Any solutions to the climate and ecological crises must work to create a more socially and economically just world – tackling inequality, injustice and oppression. If solutions don't embody these principles then they’re not real solutions.
We must ensure that any responses to COVID-19, and any campaigning around climate that we continue to do in this time, gets this message across.
This is a really important time for the climate movement. If we fail to put people at the centre of our responses, we run the risk of fuelling a dangerous narrative. One that pits people against nature, and groups of people against one another. We must all be aware and ready to defend the climate movement from a small minority who want to use this crisis to fuel their own agenda.
We can certainly take hope and strength from many things in this time – we’ve seen communities all over the world come together and show solidarity and support to one another. The resilience and ability to adapt to rapidly changing situations has been inspiring. We must continue to fight for the future we believe is right – advocating that any response and recovery from COVID-19 upholds human rights and dignity, and transforms our society and economy in a way that tackles the climate emergency. But in doing so, we must make sure that no one is left behind.
Here are some basic guidelines to help you communicate effectively and sensitively with your groups during the COVID-19 pandemic.
What to say
Focus on justice. This crisis, like the climate one, is a human crisis. And, just like the climate crisis, it will disproportionately affect the most vulnerable in our societies. We must continue to fight for the future we believe is right – advocating that any response and recovery from the COVID-19 pandemic upholds human rights and human dignity and transforms our society and economy in a way that tackles the climate emergency and creates a fairer world for all.
Focus on community. We’ve seen communities all over the world, come together and show solidarity and support to one another. This virus is a reminder that we are all part of one global community, and we need to co-operate to solve global problems. Let’s show our thanks and support for those who are on the front line dealing with the crisis - health workers, carers, supermarket staff, lorry drivers, teachers, and so many others.
Focus on kindness. It’s more important than ever that we take time to look out for each other and work together, for everyone's benefit and for the planet’s benefit. It is this attitude of kindness, resilience and ability to adapt, that we should use to inform other global crises.
What to avoid
Talking about how COVID-19 is good for the environment. This is offensive to the millions of people suffering the impact of this pandemic. As activists striving for climate justice, we will never advocate for climate solutions that cut emissions at the expense of human life. And this is no exception. There are no "benefits" to this pandemic.
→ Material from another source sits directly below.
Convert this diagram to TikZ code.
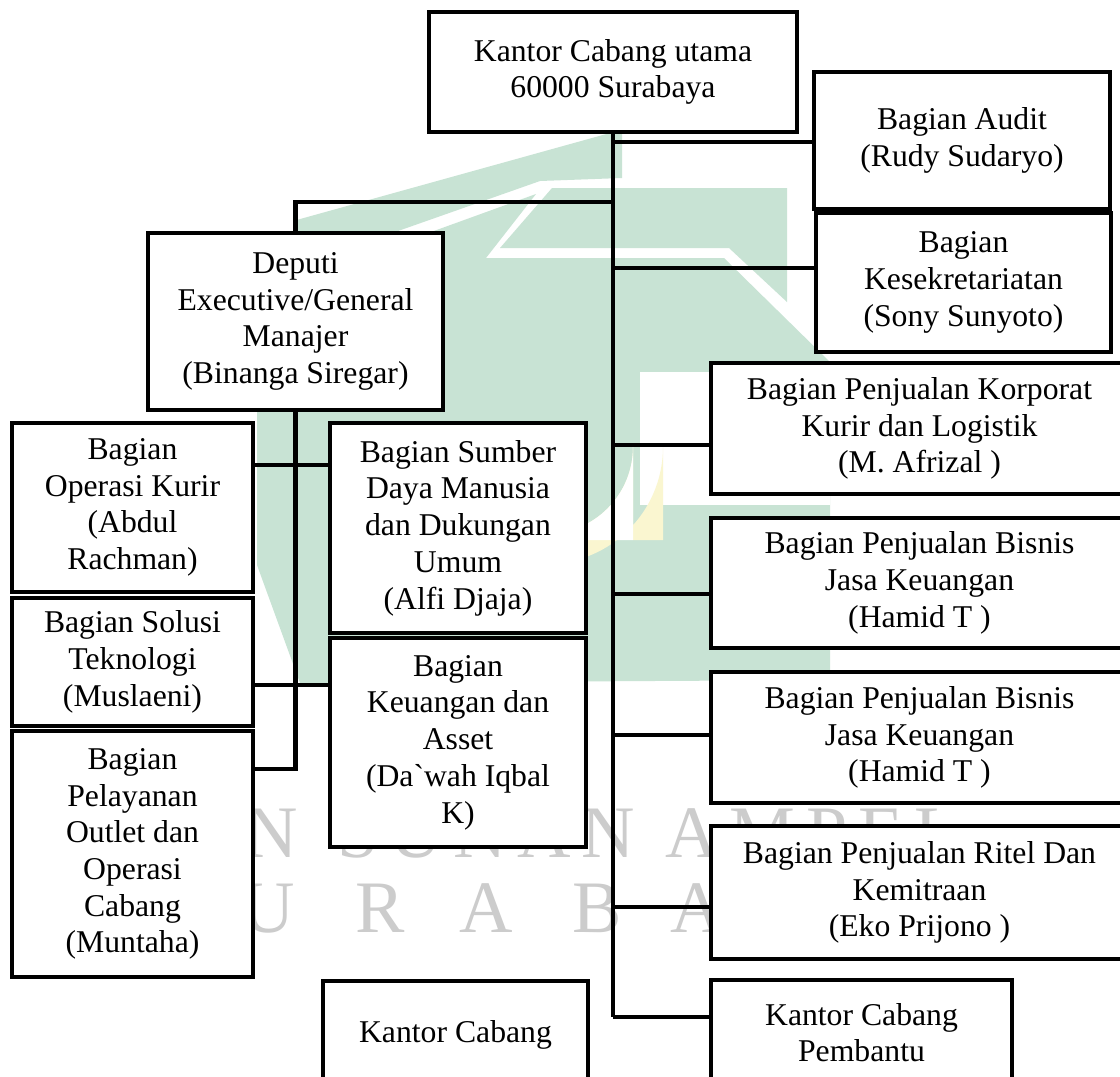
\documentclass[tikz,border=0pt]{standalone}
\usepackage{fontspec}
\setmainfont{Liberation Serif}[Ligatures=TeXOff]
\newcommand\orgfont{\fontsize{31.7pt}{36.7pt}\selectfont}
\newcommand\wmfont{\fontsize{74pt}{74pt}\selectfont}
\definecolor{wmgreen}{RGB}{200,227,212}
\definecolor{wmyellow}{RGB}{250,246,208}
\begin{document}
\begin{tikzpicture}[x=1pt,y=-1pt,
  box/.style={draw=black, line width=4.8pt, fill=white, align=center,
              inner sep=0pt, font=\orgfont},
  link/.style={draw=black, line width=4.6pt},
  wmletter/.style={text=black!20, font=\wmfont, inner sep=0pt, anchor=base west},
  wmletterc/.style={text=black!20, font=\wmfont, inner sep=0pt, anchor=base}]
\useasboundingbox (0,0) rectangle (1120,1077);
\clip (0,0) rectangle (1120,1077);
\fill[white] (0,0) rectangle (1120,1077);

% faint emblem in the background
\fill[wmgreen] (293,221) -- (610,133) -- (622,133) -- (622,178) -- (540,181) -- (293,268) -- cycle;
\fill[wmgreen] (552,188) -- (787,188) -- (787,302) -- (729,248) -- (500,248) -- cycle;
\fill[wmgreen] (257,400) -- (293,282) -- (536,194) -- (486,258) -- (724,258)
  -- (830,362) -- (830,680) -- (300,683) -- (257,565) -- cycle;
\fill[white] (640,372) -- (830,372) -- (830,505) -- (640,505) -- cycle;
\fill[wmyellow] (429,540) -- (429,447) arc[start angle=180, end angle=0, radius=117]
  -- (663,540) -- (633,540) -- (633,447) arc[start angle=0, end angle=180, radius=87]
  -- (459,540) -- cycle;
\fill[white] (459,540) -- (459,447) arc[start angle=180, end angle=0, radius=87]
  -- (633,540) -- cycle;

% faint background lettering
\foreach \c/\x [count=\i] in {N/244,S/337,U/389,N/453,A/517,N/581,A/665,M/729,P/806,E/858,L/914}
  \node[wmletter] (wmone\i) at (\x,857) {\c};
\foreach \c/\x [count=\i] in {U/268,R/380,A/486,B/597,A/697}
  \node[wmletterc] (wmtwo\i) at (\x,932) {\c};

% head office
\node[box, minimum width=368pt, minimum height=120pt] (top) at (613,72)
  {Kantor Cabang utama\\60000 Surabaya};

% right-hand column
\node[box, minimum width=296pt, minimum height=137pt] (audit) at (962,140.5)
  {Bagian Audit\\(Rudy Sudaryo)};
\node[box, minimum width=295pt, minimum height=139pt] (sekre) at (963.5,282.5)
  {Bagian\\Kesekretariatan\\(Sony Sunyoto)};
\node[box, minimum width=417pt, minimum height=131pt] (korp) at (919.5,428.5)
  {Bagian Penjualan Korporat\\Kurir dan Logistik\\(M. Afrizal )};
\node[box, minimum width=417pt, minimum height=130pt] (bisa) at (919.5,583)
  {Bagian Penjualan Bisnis\\Jasa Keuangan\\(Hamid T )};
\node[box, minimum width=417pt, minimum height=131pt] (bisb) at (919.5,737.5)
  {Bagian Penjualan Bisnis\\Jasa Keuangan\\(Hamid T )};
\node[box, minimum width=417pt, minimum height=133pt] (ritel) at (919.5,892.5)
  {Bagian Penjualan Ritel Dan\\Kemitraan\\(Eko Prijono )};
\node[box, minimum width=301pt, minimum height=105pt] (pemb) at (861.5,1032.5)
  {Kantor Cabang\\Pembantu};

% deputy and his divisions
\node[box, minimum width=295pt, minimum height=177pt] (deputi) at (295.5,321.5)
  {Deputi\\Executive/General\\Manajer\\(Binanga Siregar)};
\node[box, minimum width=241pt, minimum height=169pt] (kurir) at (132.5,507.5)
  {Bagian\\Operasi Kurir\\(Abdul\\Rachman)};
\node[box, minimum width=241pt, minimum height=128pt] (solusi) at (132.5,662)
  {Bagian Solusi\\Teknologi\\(Muslaeni)};
\node[box, minimum width=241pt, minimum height=246pt] (pelay) at (132.5,854)
  {Bagian\\Pelayanan\\Outlet dan\\Operasi\\Cabang\\(Muntaha)};
\node[box, minimum width=256pt, minimum height=210pt] (sdm) at (458,528)
  {Bagian Sumber\\Daya Manusia\\dan Dukungan\\Umum\\(Alfi Djaja)};
\node[box, minimum width=256pt, minimum height=209pt] (keu) at (458,742.5)
  {Bagian\\Keuangan dan\\Asset\\(Da`wah Iqbal\\K)};
\node[box, minimum width=265pt, minimum height=107pt] (kc) at (455.5,1034.5)
  {Kantor Cabang};

% junctions on the main trunk
\coordinate (jA) at (613,142);
\coordinate (jD) at (613,202);
\coordinate (jS) at (613,268);
\coordinate (jK) at (613,445);
\coordinate (jBa) at (613,594);
\coordinate (jBb) at (613,735);
\coordinate (jR) at (613,907);
\coordinate (jP) at (613,1017);

\draw[link] (top.south) -- (jP);
\draw[link] (jA) -- (jA -| audit.west);
\draw[link] (jD) -| (deputi.north);
\draw[link] (jS) -- (jS -| sekre.west);
\draw[link] (jK) -- (jK -| korp.west);
\draw[link] (jBa) -- (jBa -| bisa.west);
\draw[link] (jBb) -- (jBb -| bisb.west);
\draw[link] (jR) -- (jR -| ritel.west);
\draw[link] (jP) -- (jP -| pemb.west);

% deputy's own branch
\coordinate (dEnd) at (295.5,769);
\coordinate (cOne) at (295.5,465);
\coordinate (cTwo) at (295.5,685);
\draw[link] (deputi.south) -- (dEnd) -- (dEnd -| pelay.east);
\draw[link] (cOne -| kurir.east) -- (cOne -| sdm.west);
\draw[link] (cTwo -| solusi.east) -- (cTwo -| keu.west);
\end{tikzpicture}
\end{document}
Pitting the two emergencies against each other. Avoid making crude comparisons between the climate and COVID-19 crises, or saying that one is more important than the other. Both crises are important, but people are understandably focused on the most immediate health threat.
Advice that contradicts the World Health Organisation or Public Health England. We're not experts in this field. It would be irresponsible and negligent of us to provide advice that differs or goes against the advice of established health organisations.